Collected material
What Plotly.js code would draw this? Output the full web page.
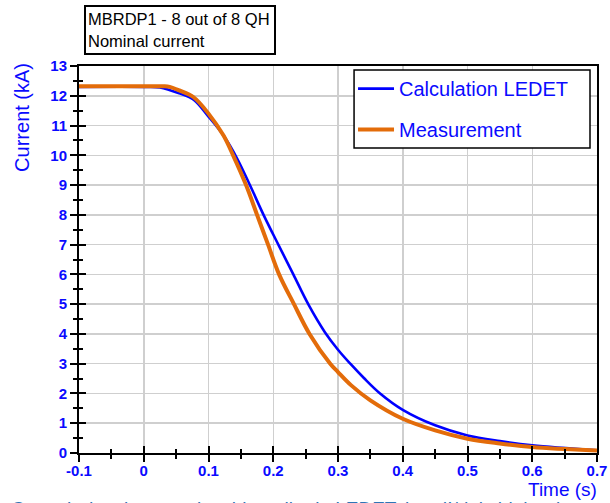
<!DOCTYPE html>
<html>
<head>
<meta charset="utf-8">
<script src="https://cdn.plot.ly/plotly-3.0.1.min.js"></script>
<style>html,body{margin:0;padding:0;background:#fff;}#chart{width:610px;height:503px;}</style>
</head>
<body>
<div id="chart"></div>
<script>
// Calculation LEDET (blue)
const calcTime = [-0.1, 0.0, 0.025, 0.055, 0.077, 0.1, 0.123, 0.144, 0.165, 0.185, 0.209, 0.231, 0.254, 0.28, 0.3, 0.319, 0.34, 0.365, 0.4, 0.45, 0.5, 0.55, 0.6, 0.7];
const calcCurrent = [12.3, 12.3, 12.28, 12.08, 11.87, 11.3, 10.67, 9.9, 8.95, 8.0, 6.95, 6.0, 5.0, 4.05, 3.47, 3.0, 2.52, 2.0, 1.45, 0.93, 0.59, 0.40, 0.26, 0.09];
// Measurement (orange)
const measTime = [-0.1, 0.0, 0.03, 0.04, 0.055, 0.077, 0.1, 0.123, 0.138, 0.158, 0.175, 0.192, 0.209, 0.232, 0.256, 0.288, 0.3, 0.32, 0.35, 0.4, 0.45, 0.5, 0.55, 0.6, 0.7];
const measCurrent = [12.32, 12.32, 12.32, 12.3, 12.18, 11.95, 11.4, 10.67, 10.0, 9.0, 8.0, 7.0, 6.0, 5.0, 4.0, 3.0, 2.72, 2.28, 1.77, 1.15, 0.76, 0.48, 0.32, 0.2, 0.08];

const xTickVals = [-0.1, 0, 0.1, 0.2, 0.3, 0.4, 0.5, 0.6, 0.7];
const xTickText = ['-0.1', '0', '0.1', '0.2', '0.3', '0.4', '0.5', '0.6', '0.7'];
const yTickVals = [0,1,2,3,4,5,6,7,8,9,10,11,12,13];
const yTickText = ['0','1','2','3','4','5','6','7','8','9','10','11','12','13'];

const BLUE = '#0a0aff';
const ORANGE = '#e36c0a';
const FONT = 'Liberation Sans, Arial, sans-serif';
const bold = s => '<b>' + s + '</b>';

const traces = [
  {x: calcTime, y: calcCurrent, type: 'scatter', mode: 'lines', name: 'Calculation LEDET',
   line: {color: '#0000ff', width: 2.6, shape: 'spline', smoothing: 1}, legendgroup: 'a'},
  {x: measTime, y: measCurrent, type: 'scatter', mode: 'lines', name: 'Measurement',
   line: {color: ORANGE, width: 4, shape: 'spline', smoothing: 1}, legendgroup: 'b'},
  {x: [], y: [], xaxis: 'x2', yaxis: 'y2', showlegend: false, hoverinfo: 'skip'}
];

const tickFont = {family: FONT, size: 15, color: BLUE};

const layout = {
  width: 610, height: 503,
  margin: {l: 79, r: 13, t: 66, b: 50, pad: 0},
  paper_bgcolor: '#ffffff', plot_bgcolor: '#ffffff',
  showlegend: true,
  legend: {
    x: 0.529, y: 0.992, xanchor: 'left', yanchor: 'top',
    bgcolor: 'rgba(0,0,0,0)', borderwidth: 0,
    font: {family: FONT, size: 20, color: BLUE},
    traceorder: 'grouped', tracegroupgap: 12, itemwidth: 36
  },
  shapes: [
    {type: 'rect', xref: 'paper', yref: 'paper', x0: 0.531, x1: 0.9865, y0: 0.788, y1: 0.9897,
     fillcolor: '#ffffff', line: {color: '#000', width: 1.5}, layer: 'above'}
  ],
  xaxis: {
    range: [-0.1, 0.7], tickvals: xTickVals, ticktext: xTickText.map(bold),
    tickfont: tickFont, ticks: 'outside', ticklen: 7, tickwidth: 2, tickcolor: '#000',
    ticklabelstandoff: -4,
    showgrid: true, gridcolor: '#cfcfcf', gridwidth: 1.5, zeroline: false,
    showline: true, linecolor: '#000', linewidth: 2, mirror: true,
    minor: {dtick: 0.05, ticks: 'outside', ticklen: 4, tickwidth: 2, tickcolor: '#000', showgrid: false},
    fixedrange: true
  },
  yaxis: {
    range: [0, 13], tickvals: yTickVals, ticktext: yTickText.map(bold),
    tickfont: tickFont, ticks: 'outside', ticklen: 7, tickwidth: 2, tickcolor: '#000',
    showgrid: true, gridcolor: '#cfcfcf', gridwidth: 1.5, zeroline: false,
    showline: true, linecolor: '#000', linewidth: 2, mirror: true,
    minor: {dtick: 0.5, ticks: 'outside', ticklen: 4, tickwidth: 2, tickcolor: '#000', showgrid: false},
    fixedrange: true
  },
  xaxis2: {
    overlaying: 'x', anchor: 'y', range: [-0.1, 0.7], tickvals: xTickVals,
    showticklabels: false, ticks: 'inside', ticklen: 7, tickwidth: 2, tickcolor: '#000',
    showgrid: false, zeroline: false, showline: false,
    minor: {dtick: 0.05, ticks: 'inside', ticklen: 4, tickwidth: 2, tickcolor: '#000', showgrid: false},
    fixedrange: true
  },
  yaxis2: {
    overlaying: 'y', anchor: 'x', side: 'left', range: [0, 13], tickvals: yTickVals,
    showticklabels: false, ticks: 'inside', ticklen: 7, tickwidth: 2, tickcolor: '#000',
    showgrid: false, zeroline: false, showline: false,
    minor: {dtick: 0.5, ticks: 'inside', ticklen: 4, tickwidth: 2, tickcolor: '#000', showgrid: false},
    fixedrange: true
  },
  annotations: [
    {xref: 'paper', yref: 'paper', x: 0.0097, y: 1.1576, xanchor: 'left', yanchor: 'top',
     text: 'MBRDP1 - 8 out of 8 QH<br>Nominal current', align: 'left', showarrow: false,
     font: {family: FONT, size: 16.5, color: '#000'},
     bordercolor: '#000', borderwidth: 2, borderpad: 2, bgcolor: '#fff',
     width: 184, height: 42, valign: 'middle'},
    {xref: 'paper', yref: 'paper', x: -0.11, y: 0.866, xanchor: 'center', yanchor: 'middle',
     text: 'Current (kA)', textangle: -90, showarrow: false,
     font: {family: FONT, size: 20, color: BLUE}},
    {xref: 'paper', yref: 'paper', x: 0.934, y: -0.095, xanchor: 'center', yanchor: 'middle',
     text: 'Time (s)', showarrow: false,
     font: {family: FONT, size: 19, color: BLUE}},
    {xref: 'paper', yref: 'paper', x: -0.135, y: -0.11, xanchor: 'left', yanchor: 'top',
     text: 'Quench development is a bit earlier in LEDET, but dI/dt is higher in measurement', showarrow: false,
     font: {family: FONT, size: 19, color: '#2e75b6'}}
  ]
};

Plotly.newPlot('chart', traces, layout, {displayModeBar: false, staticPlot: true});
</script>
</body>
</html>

Set exercise
Transcribe the listing above verbatim. Omit the pictures.

Solution to this task
What Plotly.js code would draw this? Output the full web page.
<!DOCTYPE html>
<html>
<head>
<meta charset="utf-8">
<script src="https://cdn.plot.ly/plotly-3.0.1.min.js"></script>
<style>html,body{margin:0;padding:0;background:#fff;}#chart{width:610px;height:503px;}</style>
</head>
<body>
<div id="chart"></div>
<script>
// Calculation LEDET (blue)
const calcTime = [-0.1, 0.0, 0.025, 0.055, 0.077, 0.1, 0.123, 0.144, 0.165, 0.185, 0.209, 0.231, 0.254, 0.28, 0.3, 0.319, 0.34, 0.365, 0.4, 0.45, 0.5, 0.55, 0.6, 0.7];
const calcCurrent = [12.3, 12.3, 12.28, 12.08, 11.87, 11.3, 10.67, 9.9, 8.95, 8.0, 6.95, 6.0, 5.0, 4.05, 3.47, 3.0, 2.52, 2.0, 1.45, 0.93, 0.59, 0.40, 0.26, 0.09];
// Measurement (orange)
const measTime = [-0.1, 0.0, 0.03, 0.04, 0.055, 0.077, 0.1, 0.123, 0.138, 0.158, 0.175, 0.192, 0.209, 0.232, 0.256, 0.288, 0.3, 0.32, 0.35, 0.4, 0.45, 0.5, 0.55, 0.6, 0.7];
const measCurrent = [12.32, 12.32, 12.32, 12.3, 12.18, 11.95, 11.4, 10.67, 10.0, 9.0, 8.0, 7.0, 6.0, 5.0, 4.0, 3.0, 2.72, 2.28, 1.77, 1.15, 0.76, 0.48, 0.32, 0.2, 0.08];

const xTickVals = [-0.1, 0, 0.1, 0.2, 0.3, 0.4, 0.5, 0.6, 0.7];
const xTickText = ['-0.1', '0', '0.1', '0.2', '0.3', '0.4', '0.5', '0.6', '0.7'];
const yTickVals = [0,1,2,3,4,5,6,7,8,9,10,11,12,13];
const yTickText = ['0','1','2','3','4','5','6','7','8','9','10','11','12','13'];

const BLUE = '#0a0aff';
const ORANGE = '#e36c0a';
const FONT = 'Liberation Sans, Arial, sans-serif';
const bold = s => '<b>' + s + '</b>';

const traces = [
  {x: calcTime, y: calcCurrent, type: 'scatter', mode: 'lines', name: 'Calculation LEDET',
   line: {color: '#0000ff', width: 2.6, shape: 'spline', smoothing: 1}, legendgroup: 'a'},
  {x: measTime, y: measCurrent, type: 'scatter', mode: 'lines', name: 'Measurement',
   line: {color: ORANGE, width: 4, shape: 'spline', smoothing: 1}, legendgroup: 'b'},
  {x: [], y: [], xaxis: 'x2', yaxis: 'y2', showlegend: false, hoverinfo: 'skip'}
];

const tickFont = {family: FONT, size: 15, color: BLUE};

const layout = {
  width: 610, height: 503,
  margin: {l: 79, r: 13, t: 66, b: 50, pad: 0},
  paper_bgcolor: '#ffffff', plot_bgcolor: '#ffffff',
  showlegend: true,
  legend: {
    x: 0.529, y: 0.992, xanchor: 'left', yanchor: 'top',
    bgcolor: 'rgba(0,0,0,0)', borderwidth: 0,
    font: {family: FONT, size: 20, color: BLUE},
    traceorder: 'grouped', tracegroupgap: 12, itemwidth: 36
  },
  shapes: [
    {type: 'rect', xref: 'paper', yref: 'paper', x0: 0.531, x1: 0.9865, y0: 0.788, y1: 0.9897,
     fillcolor: '#ffffff', line: {color: '#000', width: 1.5}, layer: 'above'}
  ],
  xaxis: {
    range: [-0.1, 0.7], tickvals: xTickVals, ticktext: xTickText.map(bold),
    tickfont: tickFont, ticks: 'outside', ticklen: 7, tickwidth: 2, tickcolor: '#000',
    ticklabelstandoff: -4,
    showgrid: true, gridcolor: '#cfcfcf', gridwidth: 1.5, zeroline: false,
    showline: true, linecolor: '#000', linewidth: 2, mirror: true,
    minor: {dtick: 0.05, ticks: 'outside', ticklen: 4, tickwidth: 2, tickcolor: '#000', showgrid: false},
    fixedrange: true
  },
  yaxis: {
    range: [0, 13], tickvals: yTickVals, ticktext: yTickText.map(bold),
    tickfont: tickFont, ticks: 'outside', ticklen: 7, tickwidth: 2, tickcolor: '#000',
    showgrid: true, gridcolor: '#cfcfcf', gridwidth: 1.5, zeroline: false,
    showline: true, linecolor: '#000', linewidth: 2, mirror: true,
    minor: {dtick: 0.5, ticks: 'outside', ticklen: 4, tickwidth: 2, tickcolor: '#000', showgrid: false},
    fixedrange: true
  },
  xaxis2: {
    overlaying: 'x', anchor: 'y', range: [-0.1, 0.7], tickvals: xTickVals,
    showticklabels: false, ticks: 'inside', ticklen: 7, tickwidth: 2, tickcolor: '#000',
    showgrid: false, zeroline: false, showline: false,
    minor: {dtick: 0.05, ticks: 'inside', ticklen: 4, tickwidth: 2, tickcolor: '#000', showgrid: false},
    fixedrange: true
  },
  yaxis2: {
    overlaying: 'y', anchor: 'x', side: 'left', range: [0, 13], tickvals: yTickVals,
    showticklabels: false, ticks: 'inside', ticklen: 7, tickwidth: 2, tickcolor: '#000',
    showgrid: false, zeroline: false, showline: false,
    minor: {dtick: 0.5, ticks: 'inside', ticklen: 4, tickwidth: 2, tickcolor: '#000', showgrid: false},
    fixedrange: true
  },
  annotations: [
    {xref: 'paper', yref: 'paper', x: 0.0097, y: 1.1576, xanchor: 'left', yanchor: 'top',
     text: 'MBRDP1 - 8 out of 8 QH<br>Nominal current', align: 'left', showarrow: false,
     font: {family: FONT, size: 16.5, color: '#000'},
     bordercolor: '#000', borderwidth: 2, borderpad: 2, bgcolor: '#fff',
     width: 184, height: 42, valign: 'middle'},
    {xref: 'paper', yref: 'paper', x: -0.11, y: 0.866, xanchor: 'center', yanchor: 'middle',
     text: 'Current (kA)', textangle: -90, showarrow: false,
     font: {family: FONT, size: 20, color: BLUE}},
    {xref: 'paper', yref: 'paper', x: 0.934, y: -0.095, xanchor: 'center', yanchor: 'middle',
     text: 'Time (s)', showarrow: false,
     font: {family: FONT, size: 19, color: BLUE}},
    {xref: 'paper', yref: 'paper', x: -0.135, y: -0.11, xanchor: 'left', yanchor: 'top',
     text: 'Quench development is a bit earlier in LEDET, but dI/dt is higher in measurement', showarrow: false,
     font: {family: FONT, size: 19, color: '#2e75b6'}}
  ]
};

Plotly.newPlot('chart', traces, layout, {displayModeBar: false, staticPlot: true});
</script>
</body>
</html>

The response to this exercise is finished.